“Mom?”
“Yeah?”
“I’m REALLY hungry.”
“But you just had breakfast a couple of hours ago.”
“I know, but I’m hungry. Can I please have two peanut butter and jelly sandwiches with a big glass of milk?”
Redhead mathematics begin in my head: Wow if he eats one extra sandwich every day and it costs about $1.29 per sandwich, by the time he is 18 that’s $2,700 just in sandwiches. I could take best-friend girlfriend to Las Vegas for three days and have handsome waiters bring us cute little umbrella drinks while we check out their butts… or that’s roughly 20 new pair of Italian shoes … or a short trip to the Caribbean …or…
“MOM?”
I snap back to my senses.
Yes, but why don’t you try just making one sandwich and see if that fills you up?”
“K.”
Visions of cabana-men-waiters calling my name still dance through my head.
“Mom, I’m making another sandwich. I’m still hungry.”

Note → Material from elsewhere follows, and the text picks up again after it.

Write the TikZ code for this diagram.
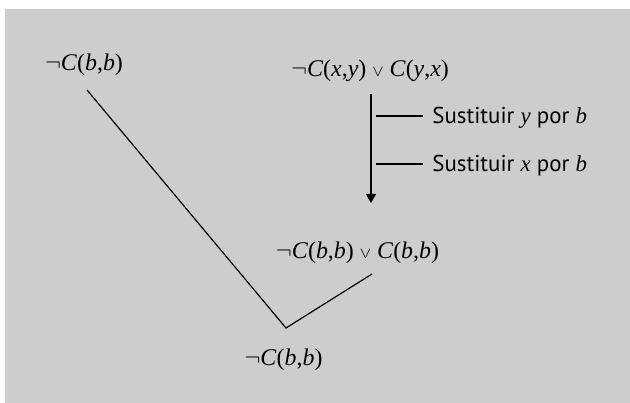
\documentclass[tikz,border=0pt]{standalone}
\usepackage{fontspec}
\setmainfont{Liberation Serif}
\newfontfamily\labelfont{PT Sans}
\usepackage{tikz}
\usetikzlibrary{positioning,arrows.meta,calc}
\definecolor{panel}{RGB}{205,205,205}
\newcommand{\cl}[2]{\textit{C}(\textit{#1},\textit{#2})}
\newcommand{\orr}{\ $\scriptstyle\vee$\ }
\newcommand{\var}[1]{{\rmfamily\itshape #1}}

\begin{document}
\begin{tikzpicture}[x=0.5bp, y=-0.5bp, font=\fontsize{12}{14}\selectfont,
  fml/.style={anchor=base, inner sep=0pt},
  sub/.style={anchor=base west, inner sep=0pt, font=\labelfont\fontsize{11.5}{13}\selectfont},
  edge/.style={line width=0.6pt, line join=miter},
  arr/.style={edge, -{Triangle[length=4.5bp, width=5bp]}}]
\useasboundingbox (0,0) rectangle (630,403);
\fill[panel] (5,9) rectangle (630,403);
% clauses
\node[fml] (neg) at (84,70.5) {$\neg$\cl{b}{b}};
\node[fml] (sym) at (370,76.5) {$\neg$\cl{x}{y}\orr\cl{y}{x}};
\node[fml] (inst) at (357.5,259) {$\neg$\cl{b}{b}\orr\cl{b}{b}};
\node[fml] (res) at (283.5,366) {$\neg$\cl{b}{b}};
% substitutions
\node[sub] (s1) at (432,123.5) {Sustituir \var{y} por \var{b}};
\node[sub] (s2) at (432,171.5) {Sustituir \var{x} por \var{b}};
\coordinate (a0) at (371,94);
\coordinate (a1) at (371,203);
\coordinate (t1) at (376,116);
\coordinate (t2) at (376,164);
\coordinate (l0) at (87,90);
\coordinate (v) at (286,328);
\coordinate (r0) at (372,274);
\draw[arr] (a0) -- (a1);
\draw[edge] (t1) -- (t1 -| 423,0);
\draw[edge] (t2) -- (t2 -| 423,0);
\draw[edge] (l0) -- (v) -- (r0);
\end{tikzpicture}
\end{document}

Visions of private cabana-waiter-men explode into vapor, replaced with visions of me working a second job at night stocking shelves.
“Oh, and Mom?”
“Yes?”
“I need a haircut.”
“Didn’t we just get you one?”
“MOM! Look at my hair.”
If he gets his hair cut every six weeks for the next six years, and there’s dances, special occasions … that’s about $1,000 or so.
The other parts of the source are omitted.